Legions of tourists stroll dreamily among antebellum townhomes, gawking at the Gothic flourishes on every street corner, some even making it a mile south of downtown district to the blocks of Victorian loveliness. Most stop there. Construction in this city began at the river in 1733 with General Oglethorpe’s master plan; architectural style evolves as you move south, and it’s only so walkable in the heat. You’d have to skip over the 20 or so blocks of perfectly nice but somewhat characterless brick ranch homes built in the late 40’s (including Casa Yenta) to get to Savannah’s trove of mid-century modern gems, a good coupla miles away from the madding crowds.
It’s a bit of a shame that these gorgeous homes don’t get any real attention lathered upon them, since in my opinion they’re way more interesting than the old dames up front. They’re the ones with the crazy futuristic lines, huge sunken living rooms and monster picture windows; some have indoor pools and at least two or three still have those wacky central vacuum systems. Every time I’m lucky enough to visit one I just want to don a hulahoop Judy Jetson frock and drink a big ass martini.
Whole neighborhoods of modern design were fabricated in the 50’s and 60’s–and lots of Jews moved in. A couple of these areas, Habersham Woods and Fairway Oaks, are walkable to both the Orthodox and Conservative shuls and still house a big portion of the city’s Jewish population.
So why in Sam Hill would someone schedule a tour of Savannah’s Mid-Century Modern Homes–on Yom Kippur??
I had a couple of tribal real estate friends call me all kinds of pissed off about it, including Beth Vantosh, because obviously, they have treasures on the market that would be wonderful to display or would just like to be part of an event showcasing their own homes.

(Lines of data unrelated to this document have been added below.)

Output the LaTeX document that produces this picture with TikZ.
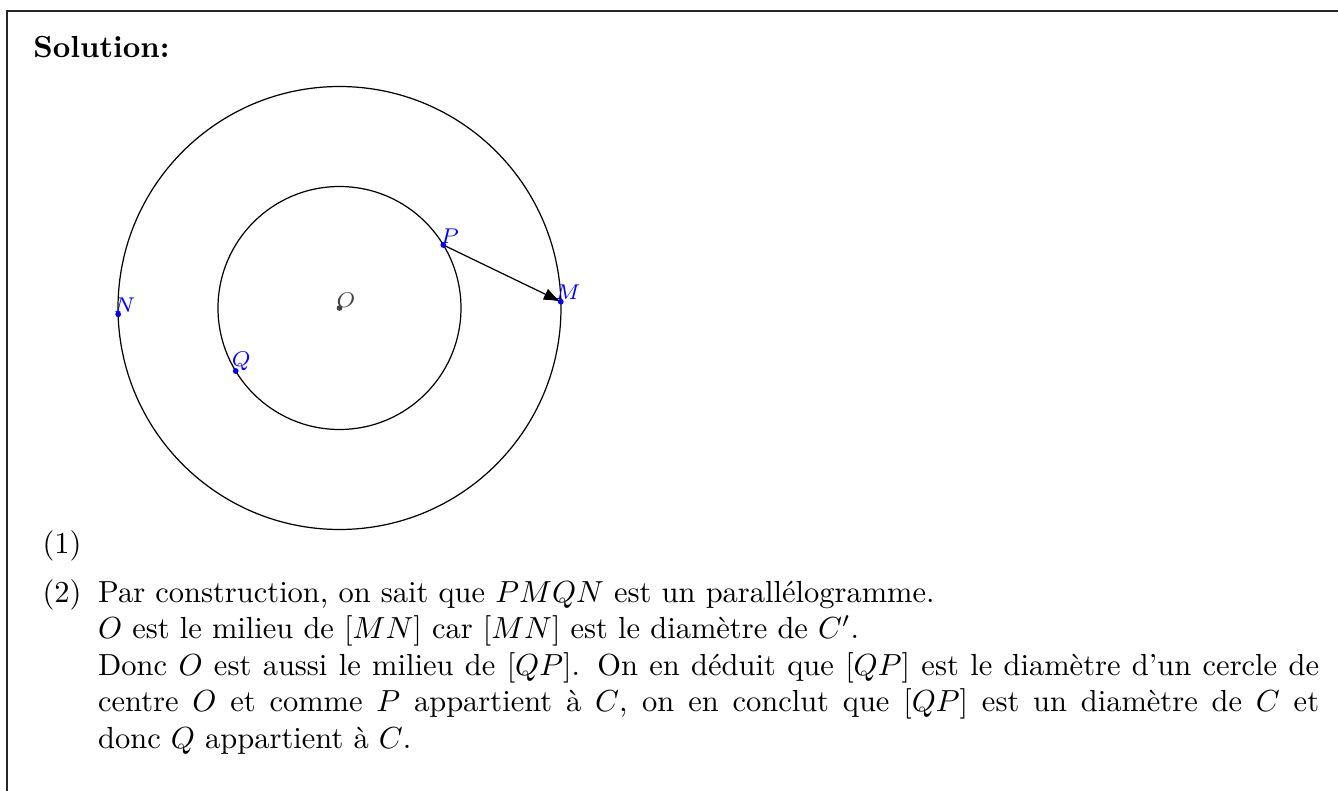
\documentclass[tikz,border=0pt]{standalone}
\usetikzlibrary{arrows.meta,calc}
\definecolor{ptblue}{RGB}{0,0,255}
\definecolor{ogray}{RGB}{68,68,68}
\begin{document}
\begin{tikzpicture}[x=0.328pt,y=-0.328pt,
  frame/.style={line width=0.6pt,black!85},
  circ/.style={line width=0.4pt,black},
  vec/.style={line width=0.4pt,black,-{Latex[length=5.6pt,width=4pt]}},
  ptdot/.style={circle,fill=ptblue,inner sep=0pt,minimum size=1.9pt},
  odot/.style={circle,fill=ogray,inner sep=0pt,minimum size=1.9pt},
  ptlabel/.style={text=ptblue,font=\scriptsize,inner sep=0pt},
  olabel/.style={text=ogray,font=\scriptsize,inner sep=0pt},
  body/.style={inner sep=0pt,anchor=base west}]
\useasboundingbox (0,0) rectangle (1338,791);
% frame
\draw[frame] (7,791) -- (7,11) -- (1338,11);
% geometry
\coordinate (O) at (339.5,308);
\coordinate (P) at (443.3,245);
\coordinate (M) at (560.8,301.7);
\coordinate (N) at (118.2,314.3);
\coordinate (Q) at (235.7,371);
\draw[circ] (O) circle[radius=72.65pt];
\draw[circ] (O) circle[radius=39.85pt];
\draw[vec] (P) -- (M);
\node[odot] (Od) at (O) {};
\node[ptdot] (Pd) at (P) {};
\node[ptdot] (Md) at (M) {};
\node[ptdot] (Nd) at (N) {};
\node[ptdot] (Qd) at (Q) {};
\node[olabel] (Ol) at ($(O)+(6.5,-8)$) {$O$};
\node[ptlabel] (Pl) at ($(P)+(6.5,-9)$) {$P$};
\node[ptlabel] (Ml) at ($(M)+(7,-9)$) {$M$};
\node[ptlabel] (Nl) at ($(N)+(6.5,-9.5)$) {$N$};
\node[ptlabel] (Ql) at ($(Q)+(5.5,-10)$) {$Q$};
% text
\node[body] (sol) at (32.7,58) {\textbf{Solution:}};
\node[body] (it1) at (42,553) {(1)};
\node[body] (it2) at (42,602) {(2)};
\node[body] (l1) at (97.5,602) {Par construction, on sait que $PMQN$ est un parall\'elogramme.};
\node[body] (l2) at (97.5,638.6) {$O$ est le milieu de $[MN]$ car $[MN]$ est le diam\`etre de $C'$.};
\node[body,text width=400.5pt,align=justify] (l3) at (97.5,675.2) {Donc $O$ est aussi le milieu de $[QP]$. On en d\'eduit que $[QP]$ est le diam\`etre d'un cercle de\linebreak centre $O$ et comme $P$ appartient \`a $C$, on en conclut que $[QP]$ est un diam\`etre de $C$ et\linebreak donc $Q$ appartient \`a $C$.};
\end{tikzpicture}
\end{document}
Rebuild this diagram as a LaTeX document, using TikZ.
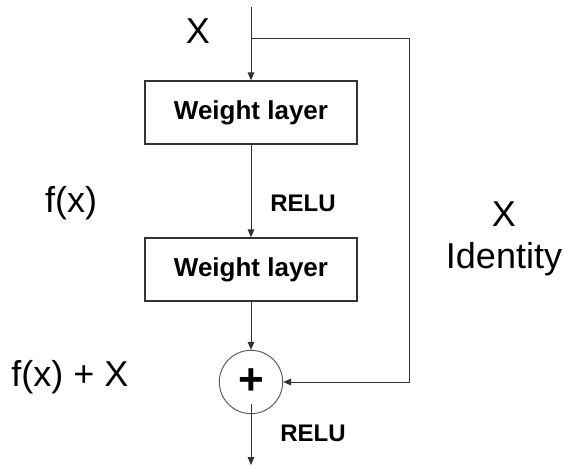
\documentclass[tikz,border=0pt]{standalone}
\usepackage{fontspec}
\setmainfont{Liberation Sans}
\usetikzlibrary{arrows.meta, positioning}
\definecolor{mydark}{HTML}{333333}
\definecolor{mygray}{HTML}{555555}

\begin{document}
\begin{tikzpicture}[x=0.75pt, y=-0.75pt,
  layer/.style={draw=mydark, line width=1pt, minimum width=159pt, minimum height=47.25pt,
    font=\fontsize{19.5}{23}\selectfont\bfseries, align=center},
  sumnode/.style={circle, draw=mygray, line width=0.7pt, minimum size=47.5pt, inner sep=0pt,
    font=\fontsize{33}{36}\selectfont\bfseries},
  lbl/.style={font=\fontsize{27}{32}\selectfont, align=center},
  act/.style={font=\fontsize{18}{21}\selectfont\bfseries},
  arr/.style={-{Triangle[length=6pt, width=5pt]}, line width=0.75pt, mydark}
]
\useasboundingbox (0,0) rectangle (564,470);
% main path
\coordinate (in) at (251,7);
\coordinate (split) at (251,39);
\coordinate (turn) at (409,39);
\node[layer] (w1) at (251,112.5) {Weight layer};
\node[layer] (w2) at (251,269.5) {Weight layer};
\node[sumnode] (sum) at (251,382) {+};
\coordinate (out) at (251,465);
\draw[arr] (in) -- (w1);
\draw[arr] (w1) -- (w2);
\draw[arr] (w2) -- (sum);
\draw[arr] ([yshift=7.5pt]sum.south) -- (out);
% shortcut
\draw[arr] (split) -- (turn) |- (sum);
% labels
\node[lbl] (xin) at (198,31) {X};
\node[lbl] (fx) at (71,203) {f(x)};
\node[lbl] (fxx) at (70,377) {f(x) + X};
\node[lbl] (ident) at (504,239) {X\\Identity};
\node[act] (relu1) at (303,203) {RELU};
\node[act] (relu2) at (313,433) {RELU};
\end{tikzpicture}
\end{document}
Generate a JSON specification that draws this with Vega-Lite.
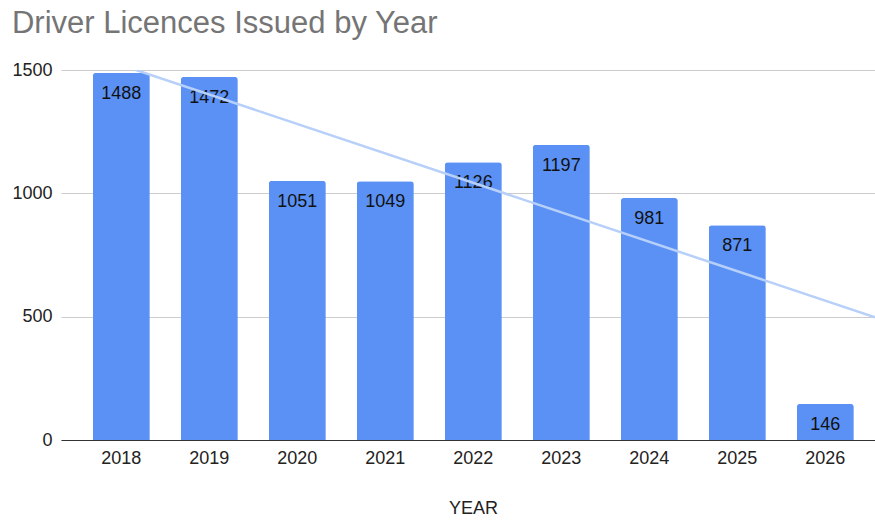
{
  "$schema": "https://vega.github.io/schema/vega-lite/v6.json",
  "width": 814,
  "height": 370,
  "autosize": {"type": "none"},
  "padding": {"left": 61, "top": 70, "right": 0, "bottom": 80},
  "background": "white",
  "title": {
    "text": "Driver Licences Issued by Year",
    "anchor": "start",
    "frame": "bounds",
    "font": "Liberation Sans",
    "fontSize": 31,
    "fontWeight": "normal",
    "color": "#757575",
    "baseline": "alphabetic",
    "offset": -3
  },
  "config": {
    "view": {"stroke": null},
    "font": "Liberation Sans",
    "axis": {"labelFont": "Liberation Sans", "titleFont": "Liberation Sans", "labelFontSize": 18, "titleFontSize": 18, "labelColor": "#222222", "titleColor": "#222222", "titleFontWeight": "normal"}
  },
  "data": {
    "values": [
      {"year": 2018, "count": 1488},
      {"year": 2019, "count": 1472},
      {"year": 2020, "count": 1051},
      {"year": 2021, "count": 1049},
      {"year": 2022, "count": 1126},
      {"year": 2023, "count": 1197},
      {"year": 2024, "count": 981},
      {"year": 2025, "count": 871},
      {"year": 2026, "count": 146}
    ]
  },
  "layer": [
    {
      "layer": [
        {
          "mark": {"type": "bar", "color": "#5b91f5", "cornerRadiusTopLeft": 3, "cornerRadiusTopRight": 3},
          "encoding": {
            "x": {
              "field": "year", "type": "ordinal", "title": "YEAR",
              "scale": {"paddingInner": 0.352, "paddingOuter": 0.301, "align": 0.6},
              "axis": {"labelAngle": 0, "ticks": false, "labelPadding": 9, "domainColor": "#333333", "domainWidth": 1, "titlePadding": 32, "titleX": 412, "grid": false}
            },
            "y": {
              "field": "count", "type": "quantitative", "title": null,
              "scale": {"domain": [0, 1500], "nice": false},
              "axis": {"values": [0, 500, 1000, 1500], "format": "d", "ticks": false, "domain": false, "labelPadding": 9, "gridColor": "#cccccc", "gridWidth": 1}
            }
          }
        },
        {
          "mark": {"type": "text", "baseline": "top", "dy": 12, "fontSize": 18, "color": "#111111", "font": "Liberation Sans"},
          "encoding": {
            "x": {"field": "year", "type": "ordinal"},
            "y": {"field": "count", "type": "quantitative"},
            "text": {"field": "count", "type": "quantitative", "format": "d"}
          }
        }
      ]
    },
    {
      "transform": [
        {"regression": "count", "on": "year", "extent": [2017.315, 2026.565]}
      ],
      "mark": {"type": "line", "color": "#b7d0f9", "strokeWidth": 2.5, "clip": true},
      "encoding": {
        "x": {"field": "year", "type": "quantitative", "scale": {"domain": [2017.315, 2026.565], "nice": false, "zero": false}, "axis": null},
        "y": {"field": "count", "type": "quantitative"}
      }
    }
  ],
  "resolve": {"scale": {"x": "independent"}}
}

But it turns out it wasn’t the local organizers who chose the dates:
DOCOMOMO (a shortened version of “documentation and conservation of the modern movement”) is a national organization that contacted its state chapters, who in turn garnered participation from local historic preservation organizations. Terri O’Neil, the very nice program director I spoke with at Historic Savannah Foundation was extremely apologetic about the situation and let me know that HSF had already nixed that date for their annual meeting because their many Jewish members wouldn’t be able to attend. She suggested that maybe HSF should have passed on helping oversee the event, but didn’t want to leave the tour without any kind of local organizing support.
I told her I completely understood. I don’t blame the brilliant and amazing folks at HSF at all: Such a tour is part of their mission and programming; the show must go on.
The real responsibility lies with the national DOCOMOMO organization, who chose to schedule dozens of tours of fabulous homes across the country on a day that would be a little like arranging a firefighter fashion show on 9/11.
No, it’s not a huge deal; after all, none of us expect the world to come to a halt on Jewish holidays, even the most important ones. But it shows an appalling sense of insensitivity.
Especially for a group with a well-heeled board of directors out of–whaaaaat? New York? A shanda, I tell ya.